Design principles describe how artists can arrange the elements (letters, shapes, etc.) in their work. These principles are important because they help to create more engaging artwork than if they weren't used.
I have a BFA in art with a concentration in graphic design, so these ideas were drilled into my head! I'm lucky to be so familiar with the principles of design because I'm able to create stronger compositions in my lettering.
I've seen different interpretations as to what the definite design principles are, but generally these six ideas (in no particular order) are included: balance, proximity, alignment, repetition, contrast and space. This post is the first in a series in which I'll discuss basic design principles and how to apply them to lettering.
So let's kick things off with balance. Balance simply means that the visual weight of a design appears to be equal. That equality is important because ultimately the entire composition needs to feel comfortable for the viewer. Something will just seem off if it's not properly balanced. There are a few ways you can achieve balance in your lettering:
- The most straightforward way is through symmetry. If you were to split a design in half down the middle, both sides would be identical. In lettering, perhaps you'd have the exact same decorative elements at the beginning and end of a word.

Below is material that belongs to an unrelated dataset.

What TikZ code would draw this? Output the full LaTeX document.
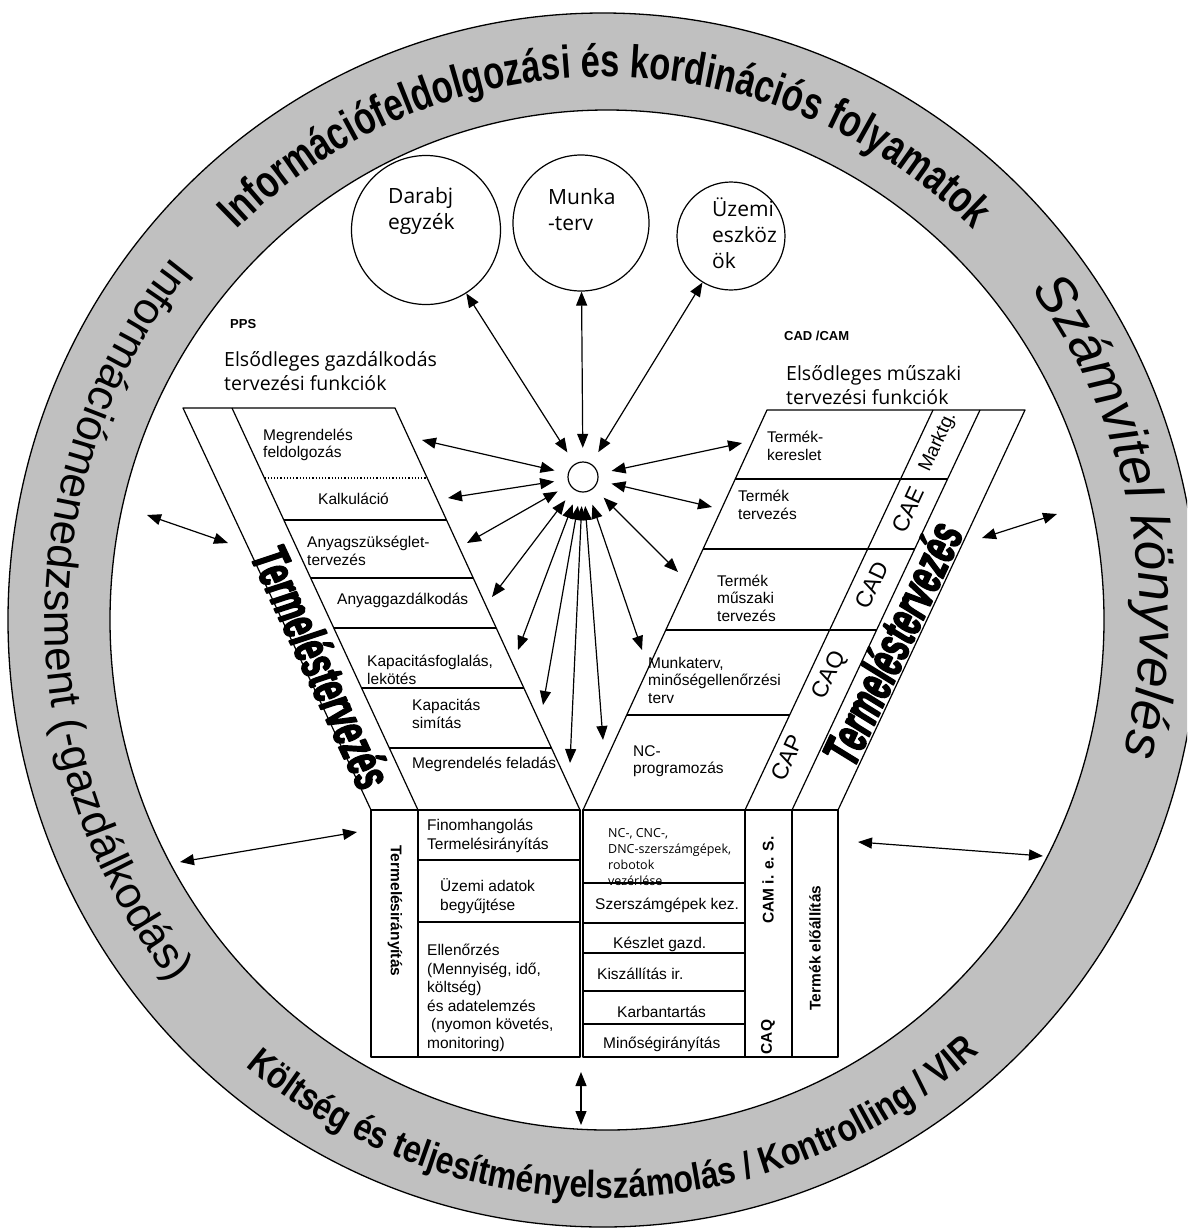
\documentclass[tikz,border=0pt]{standalone}
\usepackage{fontspec}
\setmainfont{Liberation Sans}
\newfontfamily\ringfont{Liberation Sans}[FakeStretch=0.75]
\newfontfamily\botfont{Liberation Sans}[FakeStretch=0.84]
\newfontfamily\heavyfont{Liberation Sans}[FakeStretch=0.6,BoldItalicFeatures={FakeBold=3}]
\newfontfamily\comicfont{Open Sans}
\usetikzlibrary{arrows.meta,calc,decorations.text}
\definecolor{ringgray}{RGB}{192,192,192}
\newcommand\topringfont{\fontsize{46}{46}\selectfont\ringfont\bfseries}
\newcommand\leftringfont{\fontsize{44}{44}\selectfont}
\newcommand\botringfont{\fontsize{38}{38}\selectfont\botfont\bfseries}
\newcommand\rightringfont{\fontsize{54}{54}\selectfont\itshape}
\begin{document}
\begin{tikzpicture}[x=1pt,y=1pt,line join=round,
  lw/.style={line width=1.2pt},
  conn/.style={{Triangle[length=14pt,width=11pt]}-{Triangle[length=14pt,width=11pt]},line width=1.2pt},
  armtxt/.style={font=\fontsize{15.5}{17.5}\selectfont,align=left,inner sep=0pt,anchor=west},
  boxtxt/.style={font=\fontsize{15.5}{18.5}\selectfont,align=left,inner sep=0pt,anchor=west},
  comtxt/.style={font=\comicfont\fontsize{21}{26}\selectfont,align=left,inner sep=0pt,anchor=west},
  headtxt/.style={font=\comicfont\fontsize{19.5}{24}\selectfont,align=left,inner sep=0pt,anchor=west},
  smalltxt/.style={font=\comicfont\fontsize{12.5}{16}\selectfont,align=left,inner sep=0pt,anchor=west},
  rottxt/.style={font=\fontsize{15.5}{15.5}\selectfont\bfseries,inner sep=0pt},
  caxtxt/.style={font=\fontsize{23}{23}\selectfont,inner sep=0pt,rotate=65},
  heavytxt/.style={font=\heavyfont\bfseries\itshape\fontsize{52}{52}\selectfont,inner sep=0pt},
  tagtxt/.style={font=\fontsize{13}{13}\selectfont\bfseries,inner sep=0pt,anchor=west},
  circ/.style={circle,draw,lw,inner sep=0pt}]
\useasboundingbox (0,0) rectangle (1187,-1232);
\clip (0,0) rectangle (1187,-1232);

% ---------------- ring ----------------
\coordinate (RC) at (605,-620);
\fill[ringgray,even odd rule] (603,-620) ellipse [x radius=595,y radius=607]
  (607,-620) ellipse [x radius=497,y radius=510];
\draw[line width=1.3pt] (603,-620) ellipse [x radius=595,y radius=607];
\draw[line width=1.3pt] (607,-620) ellipse [x radius=497,y radius=510];

\path[decorate,decoration={text along path,text align=center,
  text={|\topringfont|Információfeldolgozási és kordinációs folyamatok}}]
  ($(RC)+(140:530 and 543)$) arc[start angle=140,end angle=40,x radius=530,y radius=543];
\path[decorate,decoration={text along path,text align=center,
  text={|\leftringfont|Információmenedzsment (-gazdálkodás)}}]
  ($(RC)+(130:560 and 572)$) arc[start angle=130,end angle=230,x radius=560,y radius=572];
\path[decorate,decoration={text along path,text align=center,
  text={|\botringfont|Költség és teljesítményelszámolás / Kontrolling / VIR}}]
  ($(RC)+(221:565 and 578)$) arc[start angle=221,end angle=321,x radius=565,y radius=578];
\path[decorate,decoration={text along path,text align=center,
  text={|\rightringfont|Számvitel könyvelés}}]
  ($(RC)+(46.5:535 and 548)$) arc[start angle=46.5,end angle=-23.5,x radius=535,y radius=548];

% ---------------- left arm ----------------
\coordinate (LA1) at (183,-408); \coordinate (LA2) at (371,-810);
\coordinate (LB1) at (232,-408); \coordinate (LB2) at (418,-810);
\coordinate (LC1) at (395,-408); \coordinate (LC2) at (580,-810);
\draw[lw] (LA2) -- (LA1) -- (LC1) -- (LC2);
\draw[lw] (LB1) -- (LB2);
\draw[lw,dotted] ($(LB1)!0.1741!(LB2)$) -- ($(LC1)!0.1741!(LC2)$);
\foreach \t in {0.2786,0.4229,0.5473,0.6965,0.8458}
  \draw[lw] ($(LB1)!\t!(LB2)$) -- ($(LC1)!\t!(LC2)$);

% ---------------- right arm ----------------
\coordinate (RA1) at (767,-410); \coordinate (RA2) at (583,-810);
\coordinate (RB1) at (933,-410); \coordinate (RB2) at (745,-810);
\coordinate (RC1) at (980,-410); \coordinate (RC2) at (792,-810);
\coordinate (RD1) at (1025,-410); \coordinate (RD2) at (838,-810);
\draw[lw] (RA2) -- (RA1) -- (RD1) -- (RD2);
\draw[lw] (RB1) -- (RB2);
\draw[lw] (RC1) -- (RC2);
\foreach \t in {0.1725,0.3475,0.55}
  \draw[lw] ($(RA1)!\t!(RA2)$) -- ($(RC1)!\t!(RC2)$);
\draw[lw] ($(RA1)!0.7625!(RA2)$) -- ($(RB1)!0.7625!(RB2)$);

% ---------------- bottom boxes ----------------
\draw[lw] (371,-810) rectangle (580,-1057);
\draw[lw] (418,-810) -- (418,-1057);
\draw[lw] (418,-860) -- (580,-860);
\draw[lw] (418,-922) -- (580,-922);
\draw[lw] (583,-810) rectangle (838,-1057);
\draw[lw] (745,-810) -- (745,-1057);
\draw[lw] (792,-810) -- (792,-1057);
\foreach \y in {883,923,953,991,1024}
  \draw[lw] (583,-\y) -- (745,-\y);

% ---------------- texts: left arm ----------------
\node[armtxt] (t1) at (263,-445) {Megrendelés\\feldolgozás};
\node[armtxt] (t2) at (318,-499) {Kalkuláció};
\node[armtxt] (t3) at (307,-551) {Anyagszükséglet-\\tervezés};
\node[armtxt] (t4) at (337,-600) {Anyaggazdálkodás};
\node[armtxt] (t5) at (367,-670) {Kapacitásfoglalás,\\lekötés};
\node[armtxt] (t6) at (412,-714) {Kapacitás\\simítás};
\node[armtxt] (t7) at (412,-764) {Megrendelés feladás};
\node[heavytxt,rotate=-65] (lterv) at (322,-667) {Termeléstervezés};

% ---------------- texts: right arm ----------------
\node[armtxt] (r1) at (767,-446) {Termék-\\kereslet};
\node[armtxt] (r2) at (738,-505) {Termék\\tervezés};
\node[armtxt] (r3) at (717,-598) {Termék\\műszaki\\tervezés};
\node[armtxt] (r4) at (648,-680) {Munkaterv,\\minőségellenőrzési\\terv};
\node[armtxt] (r5) at (633,-761) {NC-\\programozás};
\node[caxtxt,font=\fontsize{19}{19}\selectfont] (cmk) at (938,-442) {Marktg.};
\node[caxtxt] (cae) at (908,-510) {CAE};
\node[caxtxt] (cad) at (872,-585) {CAD};
\node[caxtxt] (caq) at (830,-675) {CAQ};
\node[caxtxt] (cap) at (787,-758) {CAP};
\node[heavytxt,rotate=65] (rterv) at (892,-643) {Termeléstervezés};

% ---------------- texts: bottom boxes ----------------
\node[rottxt,rotate=-90] (tir) at (395,-911) {Termelésirányítás};
\node[boxtxt] (b1) at (427,-836) {Finomhangolás\\Termelésirányítás};
\node[boxtxt] (b2) at (440,-896) {Üzemi adatok\\begyűjtése};
\node[boxtxt] (b3) at (427,-998) {Ellenőrzés\\(Mennyiség, idő,\\költség)\\és adatelemzés\\\hspace*{4pt}(nyomon követés,\\monitoring)};
\node[smalltxt] (c1) at (608,-857) {NC-, CNC-,\\DNC-szerszámgépek,\\robotok\\vezérlése};
\node[boxtxt] (c2) at (595,-905) {Szerszámgépek kez.};
\node[boxtxt] (c3) at (613,-944) {Készlet gazd.};
\node[boxtxt] (c4) at (597,-974) {Kiszállítás ir.};
\node[boxtxt] (c5) at (617,-1012) {Karbantartás};
\node[boxtxt] (c6) at (603,-1044) {Minőségirányítás};
\node[rottxt,rotate=90] (cam) at (768,-880) {CAM i. e. S.};
\node[rottxt,rotate=90] (caq2) at (768,-1037) {CAQ};
\node[rottxt,rotate=90] (tel) at (815,-948) {Termék előállítás};

% ---------------- headings ----------------
\node[tagtxt] (pps) at (230,-324) {PPS};
\node[headtxt] (hl) at (224,-371) {Elsődleges gazdálkodás\\tervezési funkciók};
\node[tagtxt] (cadcam) at (784,-336) {CAD /CAM};
\node[headtxt] (hr) at (786,-385) {Elsődleges műszaki\\tervezési funkciók};

% ---------------- top circles ----------------
\node[circ,minimum size=149pt] (darabj) at (426,-230) {};
\node[circ,minimum size=136pt] (munka) at (581,-223) {};
\node[circ,minimum size=108pt] (uzemi) at (731,-236) {};
\node[comtxt] (darabjt) at (388,-211) {Darabj\\egyzék};
\node[comtxt] (munkat) at (548,-210) {Munka\\-terv};
\node[comtxt] (uzemit) at (712,-233) {Üzemi\\eszköz\\ök};

% ---------------- hub ----------------
\node[circ,minimum size=30pt] (hub) at (583,-477) {};
\node[circle,minimum size=58pt,inner sep=0pt] (hubz) at (583,-477) {};

\coordinate (pMf) at (422,-440);
\coordinate (pKa) at (448,-498);
\coordinate (pAs) at (467,-543);
\coordinate (pAg) at (492,-597);
\coordinate (pKf) at (518,-650);
\coordinate (pKs) at (543,-705);
\coordinate (pMfe) at (570,-763);
\coordinate (pNC) at (603,-740);
\coordinate (pMt) at (642,-650);
\coordinate (pTm) at (678,-572);
\coordinate (pTt) at (712,-507);
\coordinate (pTk) at (742,-443);
\foreach \p in {pMf,pKa,pAs,pAg,pKf,pKs,pMfe,pNC,pMt,pTm,pTt,pTk}
  \draw[conn] (hubz) -- (\p);
\draw[conn] (hubz) -- (darabj);
\draw[conn] (hubz) -- (munka);
\draw[conn] (hubz) -- (uzemi);

% ---------------- ring arrows ----------------
\coordinate (rl1a) at (147,-515); \coordinate (rl1b) at (228,-543);
\coordinate (rl2a) at (180,-862); \coordinate (rl2b) at (357,-832);
\coordinate (rr1a) at (982,-538); \coordinate (rr1b) at (1057,-514);
\coordinate (rr2a) at (858,-842); \coordinate (rr2b) at (1043,-856);
\coordinate (bt1) at (581,-1072); \coordinate (bt2) at (581,-1125);
\draw[conn] (rl1a) -- (rl1b);
\draw[conn] (rl2a) -- (rl2b);
\draw[conn] (rr1a) -- (rr1b);
\draw[conn] (rr2a) -- (rr2b);
\draw[conn] (bt1) -- (bt2);
\end{tikzpicture}
\end{document}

- Balance can also be achieved through asymmetry, where a design would not be identical on both sides if you split it in half. However, you can still distribute the visual weight equally on both sides even though you aren't using identical elements on both sides. In lettering, this could mean that you add a swash at the end of a word to balance out a capital letter at the beginning of the word.
- I'll touch on this more later on in my post about space, but you can also achieve balance by utilizing the positive and negative space in your composition. Positive space is created by whatever shape you create. Negative space is automatically produced by the empty space surrounding that positive shape. Even though there is nothing in the negative space, that empty area acts as visual weight.
The lettering I made for this post combines the two ideas of asymmetry and positive/negative space. The capital "B" and the tall "l" add visual weight to the left side, whereas the right side has four similarly weighted letters ("ance") since none of them have ascenders or descenders. I actually opted to use a capital "B" instead of lowercase so it would add even more weight to that side. Even though split down the middle it would seem like the left side is heavier, the negative space above (and a little below) "ance" balances out that weight.
The underlying concepts of symmetry and space are key to creating balance in any piece of art. By using the basic principle of balance in your lettering, you'll create a final product that's much more pleasing to the eye.